Horvath was passionate about ballet's success in the United States and championed it as an art form in this country. He was a dance panelist for the National Endowment for the Arts and the Ohio Arts Council. He also was a founding member of Dance USA, the largest national service organization for dance, which has given out an annual "Ernie" award since Horvath's death to honor unsung heroes of the dance world.

Horvath was also one of the founders of the Carlisle Project, created to nurture a future generation of choreographers after many were lost to AIDS. Horvath's AIDS activism included "Dancing for Life," an AIDS fundraising event at the New York State Theater in September 1987. He also appeared in a TV program on AIDS produced in 1988 by Eye on Dance.

For her documentary, Mullin, the director and producer, started piecing together Horvath's life with the help of archival material that his sister, Debby Horvath of Tucson, Arizona, allowed her to borrow.

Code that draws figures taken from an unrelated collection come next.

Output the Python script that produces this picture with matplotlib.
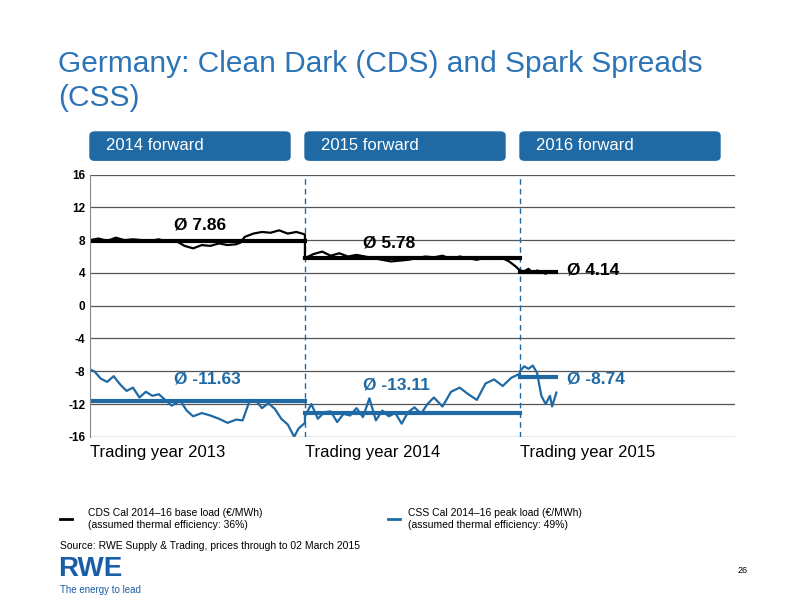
import numpy as np
import matplotlib.pyplot as plt
from matplotlib.patches import FancyBboxPatch

plt.rcParams["font.family"] = ["Liberation Sans", "DejaVu Sans"]
plt.rcParams["axes.unicode_minus"] = False

BLUE = "#1f6aa5"
TITLE_BLUE = "#2c74b5"

# x in trading years since start of 2013
cds_x = [0.00, 0.04, 0.08, 0.12, 0.16, 0.20, 0.24, 0.28, 0.32, 0.36, 0.40, 0.44, 0.48,
         0.52, 0.56, 0.60, 0.64, 0.68, 0.70, 0.72, 0.76, 0.80, 0.84, 0.88, 0.92, 0.96, 1.00,
         1.00, 1.04, 1.08, 1.12, 1.16, 1.20, 1.24, 1.28, 1.32, 1.36, 1.40, 1.44, 1.48,
         1.52, 1.56, 1.60, 1.64, 1.68, 1.72, 1.76, 1.80, 1.84, 1.88, 1.92, 1.95, 1.98, 2.00,
         2.00, 2.02, 2.04, 2.06, 2.08, 2.10, 2.12, 2.14, 2.17]
cds_y = [8.0, 8.2, 7.9, 8.3, 8.0, 8.1, 8.0, 7.9, 8.1, 7.8, 7.9, 7.3, 7.0,
         7.4, 7.3, 7.6, 7.4, 7.5, 7.7, 8.4, 8.8, 9.0, 8.9, 9.2, 8.8, 9.0, 8.7,
         5.8, 6.3, 6.6, 6.1, 6.4, 6.0, 6.2, 6.0, 5.8, 5.6, 5.4, 5.5, 5.6,
         5.8, 6.0, 5.9, 6.1, 5.7, 6.0, 5.8, 5.6, 5.9, 5.7, 5.8, 5.4, 4.8, 4.3,
         4.3, 4.2, 4.5, 4.0, 4.3, 4.1, 3.9, 4.2, 4.1]

css_x = [0.00, 0.02, 0.05, 0.08, 0.11, 0.14, 0.17, 0.20, 0.23, 0.26, 0.29, 0.32, 0.35,
         0.38, 0.42, 0.45, 0.48, 0.52, 0.56, 0.60, 0.64, 0.68, 0.71, 0.74, 0.77, 0.80,
         0.83, 0.86, 0.89, 0.92, 0.95, 0.97, 1.00,
         1.00, 1.03, 1.06, 1.09, 1.12, 1.15, 1.18, 1.21, 1.24, 1.27, 1.30, 1.33, 1.36,
         1.39, 1.42, 1.45, 1.48, 1.51, 1.54, 1.57, 1.60, 1.64, 1.68, 1.72, 1.76, 1.80,
         1.84, 1.88, 1.92, 1.96, 2.00,
         2.00, 2.02, 2.04, 2.06, 2.08, 2.10, 2.12, 2.14, 2.15, 2.17]
css_y = [-7.8, -8.0, -8.9, -9.3, -8.6, -9.6, -10.4, -10.0, -11.2, -10.5, -11.0, -10.8, -11.5,
         -12.2, -11.6, -12.8, -13.5, -13.1, -13.4, -13.8, -14.3, -13.9, -14.0, -11.8, -11.5,
         -12.5, -11.9, -12.6, -13.8, -14.5, -16.0, -15.0, -14.3,
         -13.5, -12.0, -13.8, -13.0, -12.9, -14.2, -13.2, -13.4, -12.5, -13.6, -11.3, -14.0,
         -12.8, -13.5, -13.1, -14.4, -13.0, -12.4, -13.2, -12.0, -11.2, -12.3, -10.5, -10.0,
         -10.8, -11.5, -9.5, -9.0, -9.8, -8.8, -8.3,
         -8.0, -7.4, -7.7, -7.3, -8.2, -11.0, -12.0, -11.0, -12.3, -10.6]

# yearly averages: (start, end, value)
cds_avg = [(0, 1, 7.86), (1, 2, 5.78), (2, 2.17, 4.14)]
css_avg = [(0, 1, -11.63), (1, 2, -13.11), (2, 2.17, -8.74)]
cds_labels = [(0.39, 9.9, "Ø 7.86"), (1.27, 7.6, "Ø 5.78"), (2.22, 4.4, "Ø 4.14")]
css_labels = [(0.39, -9.0, "Ø -11.63"), (1.27, -9.7, "Ø -13.11"), (2.22, -9.0, "Ø -8.74")]

years = ["Trading year 2013", "Trading year 2014", "Trading year 2015"]
headers = ["2014 forward", "2015 forward", "2016 forward"]

fig = plt.figure(figsize=(8, 6), dpi=100)
fig.text(0.073, 0.865, "Germany: Clean Dark (CDS) and Spark Spreads\n(CSS)",
         color=TITLE_BLUE, fontsize=21.5, va="center", linespacing=1.3)

ax = fig.add_axes([0.1125, 0.272, 0.806, 0.437])
ax.set_xlim(0, 3)
ax.set_ylim(-16, 16)
ax.set_yticks(range(-16, 17, 4))
for t in ax.get_yticklabels():
    t.set_fontweight("bold")
ax.tick_params(axis="y", length=0, labelsize=8.5)
ax.set_xticks([])
for s in ["top", "right", "bottom"]:
    ax.spines[s].set_visible(False)
ax.spines["left"].set_color("#888888")
for v in range(-16, 17, 4):
    ax.axhline(v, color="#555555", lw=0.9, zorder=0)

for xb in [1, 2]:
    ax.axvline(xb, color=BLUE, ls=(0, (4, 3)), lw=1)

ax.plot(cds_x, cds_y, color="black", lw=1.6)
ax.plot(css_x, css_y, color=BLUE, lw=1.6)
for a, b, v in cds_avg:
    ax.plot([a, b], [v, v], color="black", lw=3)
for a, b, v in css_avg:
    ax.plot([a, b], [v, v], color=BLUE, lw=3)
for x, y, s in cds_labels:
    ax.text(x, y, s, fontsize=12.5, fontweight="bold", va="center")
for x, y, s in css_labels:
    ax.text(x, y, s, fontsize=12.5, fontweight="bold", va="center", color=BLUE)

for i, s in enumerate(years):
    ax.text(i, -17.0, s, fontsize=12, va="top", ha="left")

for i, s in enumerate(headers):
    x0 = (90 + i * 215) / 800
    box = FancyBboxPatch((x0, 0.733), 200 / 800, 0.047,
                         boxstyle="round,pad=0,rounding_size=0.006",
                         transform=fig.transFigure, color=BLUE)
    fig.patches.append(box)
    fig.text(x0 + 0.02, 0.7575, s, color="white", fontsize=12, va="center")

# legend
fig.add_artist(plt.Line2D([0.075, 0.09], [0.135, 0.135], color="black", lw=2))
fig.text(0.11, 0.135, "CDS Cal 2014–16 base load (€/MWh)\n(assumed thermal efficiency: 36%)",
         fontsize=7.5, va="center")
fig.add_artist(plt.Line2D([0.485, 0.50], [0.135, 0.135], color=BLUE, lw=2))
fig.text(0.51, 0.135, "CSS Cal 2014–16 peak load (€/MWh)\n(assumed thermal efficiency: 49%)",
         fontsize=7.5, va="center")
fig.text(0.075, 0.085, "Source: RWE Supply & Trading, prices through to 02 March 2015", fontsize=7.5)
fig.text(0.935, 0.045, "26", fontsize=6.5, ha="right")
fig.text(0.073, 0.04, "RWE", fontsize=20, fontweight="bold", color="#1a5ea8")
fig.text(0.075, 0.012, "The energy to lead", fontsize=7, color="#1a5ea8")

fig.savefig("out.png", dpi=100)
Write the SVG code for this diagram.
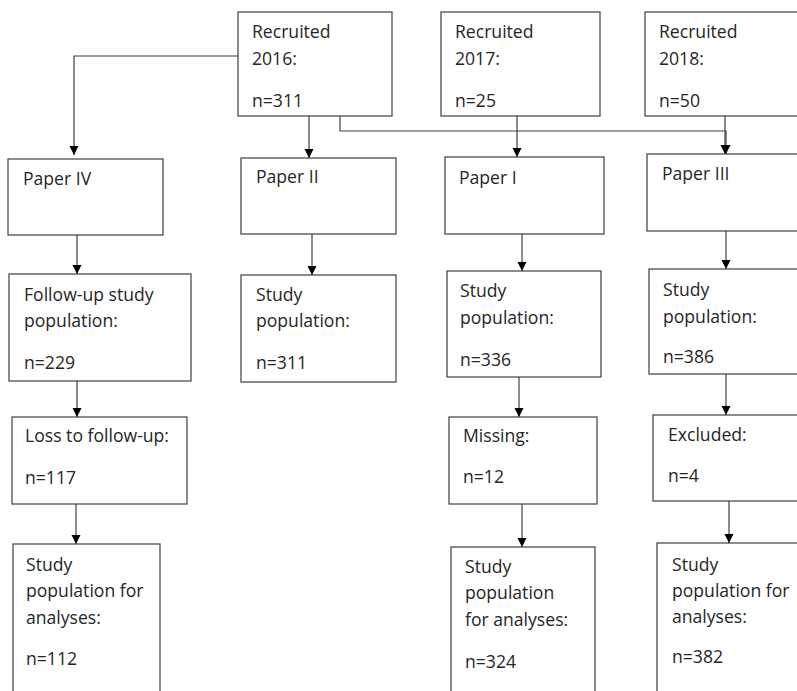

"It's extraordinary. I can't believe all that he did,'' Mullin said.

For the documentary, she reset Horvath's "No Dominion" with the help of an old VHS tape that the Jose Limon Company sent to her.  Now, she's excited that Horvath will be celebrated in his native Northeast Ohio with this weekend's Akron and Cleveland programs.

In January, Mullin set "No Dominion" on Verb's four male dancers as well as two guest male dancers in Cleveland. The piece is set to Sir William Walton's cello concerto.

"It's not a common thing," she said, "for an artist to have the clarity of mind to create a beautiful dance that deals with their own mortality."